> Short task
Copy every line of the data that contains the string "this".

> Information provided

++++++++

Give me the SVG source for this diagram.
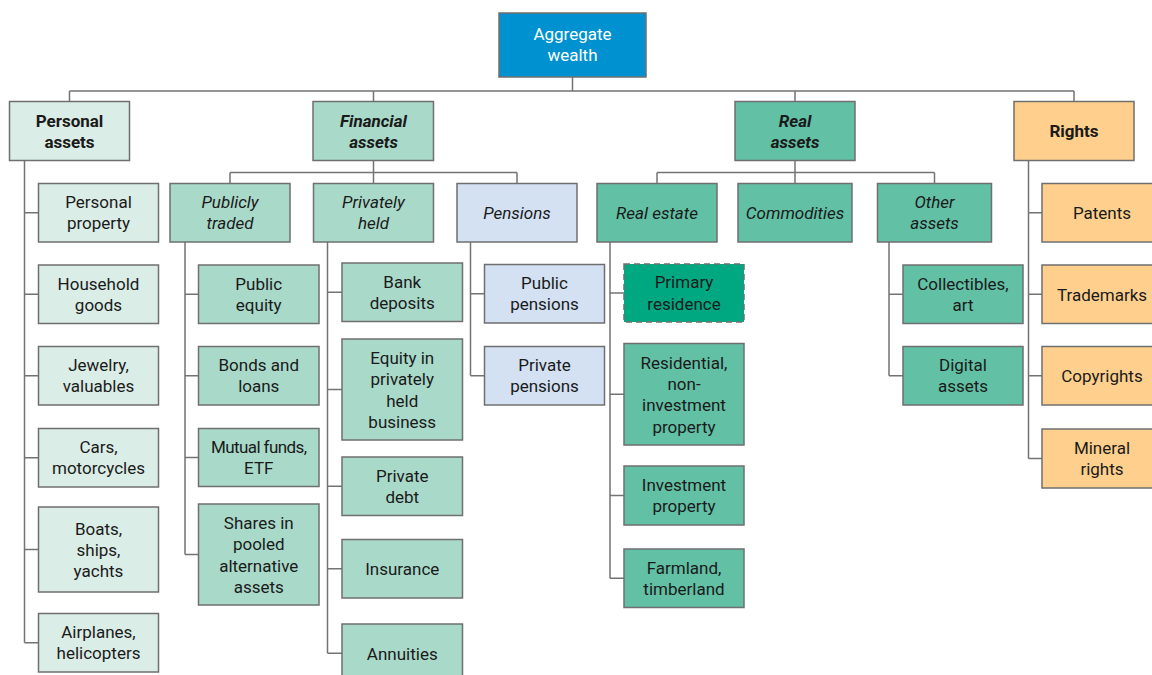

++++++++

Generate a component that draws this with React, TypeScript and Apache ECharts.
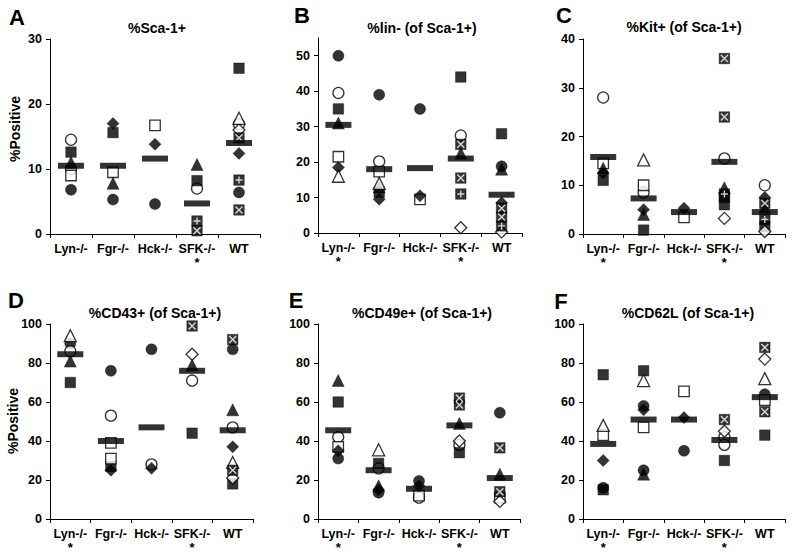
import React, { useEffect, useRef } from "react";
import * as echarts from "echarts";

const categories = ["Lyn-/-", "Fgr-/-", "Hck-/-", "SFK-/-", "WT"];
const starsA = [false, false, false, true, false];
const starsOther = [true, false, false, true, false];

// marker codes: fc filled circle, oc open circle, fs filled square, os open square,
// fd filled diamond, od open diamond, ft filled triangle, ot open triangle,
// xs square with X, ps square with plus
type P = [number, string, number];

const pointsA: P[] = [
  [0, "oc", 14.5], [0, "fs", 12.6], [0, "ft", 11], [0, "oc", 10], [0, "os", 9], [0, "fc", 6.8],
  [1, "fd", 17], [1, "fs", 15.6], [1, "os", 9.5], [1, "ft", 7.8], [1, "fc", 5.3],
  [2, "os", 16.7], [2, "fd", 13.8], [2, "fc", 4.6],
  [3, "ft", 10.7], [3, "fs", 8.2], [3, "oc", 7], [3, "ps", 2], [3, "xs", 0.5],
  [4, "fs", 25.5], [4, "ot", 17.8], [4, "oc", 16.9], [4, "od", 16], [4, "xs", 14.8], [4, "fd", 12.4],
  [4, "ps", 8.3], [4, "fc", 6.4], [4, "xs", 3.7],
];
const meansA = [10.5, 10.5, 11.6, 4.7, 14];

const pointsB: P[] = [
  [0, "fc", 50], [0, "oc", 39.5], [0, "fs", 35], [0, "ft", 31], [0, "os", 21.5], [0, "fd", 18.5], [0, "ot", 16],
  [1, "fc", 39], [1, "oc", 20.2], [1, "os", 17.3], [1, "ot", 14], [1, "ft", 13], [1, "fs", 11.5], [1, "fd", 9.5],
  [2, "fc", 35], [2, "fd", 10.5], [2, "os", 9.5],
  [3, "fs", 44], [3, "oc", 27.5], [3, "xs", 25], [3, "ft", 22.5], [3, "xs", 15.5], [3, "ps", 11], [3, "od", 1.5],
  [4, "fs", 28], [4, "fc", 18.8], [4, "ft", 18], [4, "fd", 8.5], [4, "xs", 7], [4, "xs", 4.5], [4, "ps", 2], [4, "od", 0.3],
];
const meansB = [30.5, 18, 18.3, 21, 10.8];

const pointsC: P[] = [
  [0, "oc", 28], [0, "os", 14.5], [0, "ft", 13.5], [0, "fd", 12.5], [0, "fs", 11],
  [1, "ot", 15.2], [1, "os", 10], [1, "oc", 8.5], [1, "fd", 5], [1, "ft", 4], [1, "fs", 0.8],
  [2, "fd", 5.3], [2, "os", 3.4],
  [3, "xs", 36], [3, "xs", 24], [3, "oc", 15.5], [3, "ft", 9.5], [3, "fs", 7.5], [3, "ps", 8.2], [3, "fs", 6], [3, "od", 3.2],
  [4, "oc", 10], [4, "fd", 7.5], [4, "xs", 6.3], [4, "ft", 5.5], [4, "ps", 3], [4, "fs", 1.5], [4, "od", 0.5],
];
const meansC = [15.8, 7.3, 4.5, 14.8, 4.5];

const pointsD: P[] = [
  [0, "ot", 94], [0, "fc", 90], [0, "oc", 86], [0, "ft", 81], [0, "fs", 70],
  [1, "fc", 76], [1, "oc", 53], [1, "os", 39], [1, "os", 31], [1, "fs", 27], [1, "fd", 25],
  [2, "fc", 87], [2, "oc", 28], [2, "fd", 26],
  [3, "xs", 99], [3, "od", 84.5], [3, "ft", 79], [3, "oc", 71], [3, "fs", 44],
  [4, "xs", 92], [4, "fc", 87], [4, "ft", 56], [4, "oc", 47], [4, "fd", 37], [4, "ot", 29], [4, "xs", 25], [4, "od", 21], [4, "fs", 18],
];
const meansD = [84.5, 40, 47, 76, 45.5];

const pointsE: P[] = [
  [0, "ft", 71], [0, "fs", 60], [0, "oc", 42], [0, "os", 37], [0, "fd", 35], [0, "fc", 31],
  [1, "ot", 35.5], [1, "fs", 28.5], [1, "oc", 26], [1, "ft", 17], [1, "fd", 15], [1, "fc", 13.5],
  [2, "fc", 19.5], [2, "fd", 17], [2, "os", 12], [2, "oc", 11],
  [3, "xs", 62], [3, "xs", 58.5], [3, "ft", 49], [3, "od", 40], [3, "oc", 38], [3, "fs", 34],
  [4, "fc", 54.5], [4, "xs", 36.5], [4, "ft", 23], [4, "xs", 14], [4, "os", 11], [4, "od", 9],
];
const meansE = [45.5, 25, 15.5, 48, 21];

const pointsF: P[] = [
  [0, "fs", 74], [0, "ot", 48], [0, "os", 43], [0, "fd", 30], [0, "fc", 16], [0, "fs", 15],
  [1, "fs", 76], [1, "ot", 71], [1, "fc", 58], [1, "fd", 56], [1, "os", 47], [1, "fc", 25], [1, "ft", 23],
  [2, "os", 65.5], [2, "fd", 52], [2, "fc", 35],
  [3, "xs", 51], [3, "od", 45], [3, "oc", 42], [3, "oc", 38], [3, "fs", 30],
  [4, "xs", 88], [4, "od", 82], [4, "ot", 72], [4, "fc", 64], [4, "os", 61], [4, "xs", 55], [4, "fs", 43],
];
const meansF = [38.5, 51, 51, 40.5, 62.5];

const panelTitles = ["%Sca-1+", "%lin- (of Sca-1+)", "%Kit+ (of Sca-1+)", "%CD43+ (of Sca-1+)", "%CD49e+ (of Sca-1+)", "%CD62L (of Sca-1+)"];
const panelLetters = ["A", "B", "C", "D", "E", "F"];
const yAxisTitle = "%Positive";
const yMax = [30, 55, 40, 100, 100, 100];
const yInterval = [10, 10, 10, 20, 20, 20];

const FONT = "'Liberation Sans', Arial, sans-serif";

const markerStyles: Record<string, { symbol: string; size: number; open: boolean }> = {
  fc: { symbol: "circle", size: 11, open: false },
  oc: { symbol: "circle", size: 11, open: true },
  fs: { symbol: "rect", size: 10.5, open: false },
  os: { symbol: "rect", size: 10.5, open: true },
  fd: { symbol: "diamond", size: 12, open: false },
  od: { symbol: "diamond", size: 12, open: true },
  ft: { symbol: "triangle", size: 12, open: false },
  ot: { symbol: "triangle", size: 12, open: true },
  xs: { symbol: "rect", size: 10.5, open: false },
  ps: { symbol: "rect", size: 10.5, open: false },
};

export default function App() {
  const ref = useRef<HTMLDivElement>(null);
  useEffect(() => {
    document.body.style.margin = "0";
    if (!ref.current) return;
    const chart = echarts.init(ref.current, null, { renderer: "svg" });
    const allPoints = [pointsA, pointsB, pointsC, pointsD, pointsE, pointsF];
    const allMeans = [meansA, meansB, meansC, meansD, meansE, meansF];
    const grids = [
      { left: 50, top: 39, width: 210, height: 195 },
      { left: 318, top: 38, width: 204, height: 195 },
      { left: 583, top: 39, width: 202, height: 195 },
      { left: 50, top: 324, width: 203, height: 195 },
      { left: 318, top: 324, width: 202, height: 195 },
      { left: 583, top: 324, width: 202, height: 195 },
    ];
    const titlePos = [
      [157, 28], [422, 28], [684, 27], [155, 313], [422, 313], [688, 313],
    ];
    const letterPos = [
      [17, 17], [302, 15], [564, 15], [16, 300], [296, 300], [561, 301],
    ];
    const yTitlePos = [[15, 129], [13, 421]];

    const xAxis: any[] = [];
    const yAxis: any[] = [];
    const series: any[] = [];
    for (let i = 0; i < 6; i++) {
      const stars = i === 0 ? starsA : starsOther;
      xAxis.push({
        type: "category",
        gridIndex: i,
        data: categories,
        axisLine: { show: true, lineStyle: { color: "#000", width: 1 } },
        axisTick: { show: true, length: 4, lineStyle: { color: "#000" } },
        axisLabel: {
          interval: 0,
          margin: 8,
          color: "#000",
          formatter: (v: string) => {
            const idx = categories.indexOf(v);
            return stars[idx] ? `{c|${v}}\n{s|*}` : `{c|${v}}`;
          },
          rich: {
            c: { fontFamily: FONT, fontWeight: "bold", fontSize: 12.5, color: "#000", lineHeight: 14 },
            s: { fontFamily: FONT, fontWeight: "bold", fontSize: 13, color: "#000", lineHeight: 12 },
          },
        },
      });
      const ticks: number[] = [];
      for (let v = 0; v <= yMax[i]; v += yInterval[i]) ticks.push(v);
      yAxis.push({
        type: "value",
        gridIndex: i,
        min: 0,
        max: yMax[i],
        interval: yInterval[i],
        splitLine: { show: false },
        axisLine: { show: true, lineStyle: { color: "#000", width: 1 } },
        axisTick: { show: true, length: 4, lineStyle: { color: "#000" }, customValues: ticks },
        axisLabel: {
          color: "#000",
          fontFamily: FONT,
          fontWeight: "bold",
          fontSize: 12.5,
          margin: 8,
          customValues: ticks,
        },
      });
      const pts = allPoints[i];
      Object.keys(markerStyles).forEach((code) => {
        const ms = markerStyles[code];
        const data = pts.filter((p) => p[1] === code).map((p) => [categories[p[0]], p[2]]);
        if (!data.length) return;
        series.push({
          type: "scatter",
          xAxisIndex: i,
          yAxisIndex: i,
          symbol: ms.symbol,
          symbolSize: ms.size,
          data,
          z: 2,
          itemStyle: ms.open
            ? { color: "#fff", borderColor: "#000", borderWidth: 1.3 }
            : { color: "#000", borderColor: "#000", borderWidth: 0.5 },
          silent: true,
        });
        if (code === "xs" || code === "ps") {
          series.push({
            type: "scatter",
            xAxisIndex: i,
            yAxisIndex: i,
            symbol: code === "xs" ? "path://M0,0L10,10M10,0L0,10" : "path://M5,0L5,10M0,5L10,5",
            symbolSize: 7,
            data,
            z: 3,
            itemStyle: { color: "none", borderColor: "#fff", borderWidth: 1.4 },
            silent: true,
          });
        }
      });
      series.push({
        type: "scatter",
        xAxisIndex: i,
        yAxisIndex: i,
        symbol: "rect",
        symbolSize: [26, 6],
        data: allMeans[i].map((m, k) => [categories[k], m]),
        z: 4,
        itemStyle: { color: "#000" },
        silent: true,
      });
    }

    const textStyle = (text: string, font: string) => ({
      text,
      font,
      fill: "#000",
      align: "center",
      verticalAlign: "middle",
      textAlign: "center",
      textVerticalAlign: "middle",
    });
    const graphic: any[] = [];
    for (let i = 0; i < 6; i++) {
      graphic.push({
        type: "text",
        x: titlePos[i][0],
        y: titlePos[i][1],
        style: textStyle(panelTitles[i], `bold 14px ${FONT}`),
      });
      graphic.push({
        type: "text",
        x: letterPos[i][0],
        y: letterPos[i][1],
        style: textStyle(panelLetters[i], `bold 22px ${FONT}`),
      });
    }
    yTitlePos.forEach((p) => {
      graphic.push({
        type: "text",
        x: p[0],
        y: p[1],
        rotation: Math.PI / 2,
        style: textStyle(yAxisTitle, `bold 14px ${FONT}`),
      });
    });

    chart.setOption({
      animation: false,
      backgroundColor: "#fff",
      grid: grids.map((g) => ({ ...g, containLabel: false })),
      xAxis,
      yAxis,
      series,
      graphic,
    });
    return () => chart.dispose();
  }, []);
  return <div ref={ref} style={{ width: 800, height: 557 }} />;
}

++++++++

> Written response
Give me the SVG source for this diagram.
Generate a component that draws this with React, TypeScript and Apache ECharts.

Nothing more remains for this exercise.